Margaret Anstee Centre: international workshop on trends and challenges in development

At the beginning of December 2018, the Margaret Anstee Centre for Global Studies hosted its first international workshop, on the topic of “Emerging trends, challenges and opportunities in international development.”

Workshop attendees included experts and renowned academics from the UK, The Netherlands and Canada. The main aim was to provide a forum for discussing and taking forward critical debates in two areas: how ‘traditional’ donors and ‘rising powers’ are re-shaping their development relationships; and natural resource politics and the extractive industries in Latin America.

The first day’s debate focused around (so-called) ‘traditional’ donors and middle-income countries developing partnerships for international cooperation, including Brazil, China, India and Mexico. This agenda emphasized a number of narratives and practices emerging in a policy transition shaped by new power constellations.
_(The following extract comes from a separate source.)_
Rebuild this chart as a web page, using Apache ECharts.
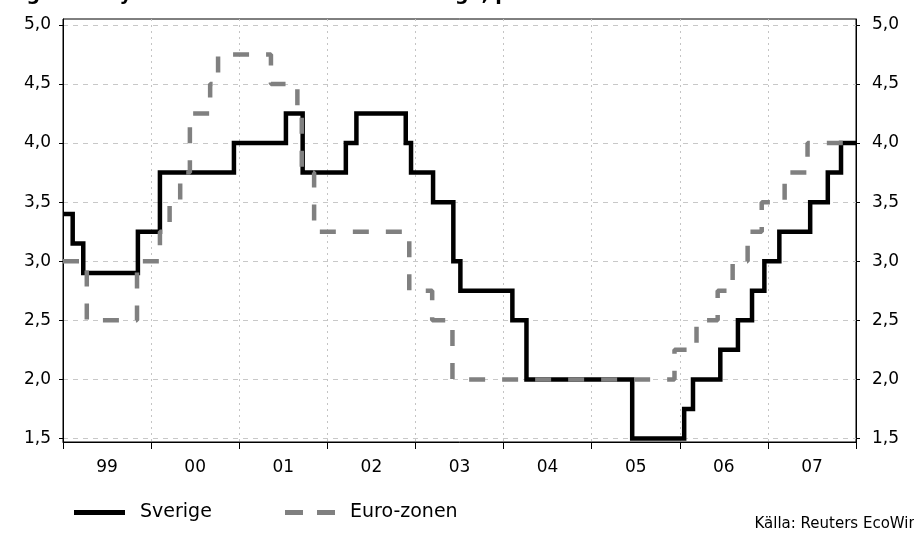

The second day explored key issues in relation to extractive industries and their influence on economic development, socio-environmental conflicts, and the relationship between multinationals, resource-rich countries and governments, donor agencies and local communities. Based on different case studies, the debate highlighted macro-trends linked to the extraction of oil and minerals, the politics and impacts of Corporate Social Responsibility in the mining industry, the rising power of China as a key player in the extractive and energy industries, and the key role materiality of resources has in shaping socio-environmental conflicts at local levels.

The Margaret Anstee Centre was founded in 2018, and supports research into development and international relations. Its work will initially focus on current trends in international development with the aim of supporting inclusive social and economic change around the world. Under the direction of Dr Emma Mawdsley, the Centre currently hosts two Margaret Anstee Research Fellows, Dr Georgia Cole and Dr Daniela Sanchez Lopez.

The two workshops were very successful, and a small start in moving the Margaret Anstee Centre into academic and policy visibility.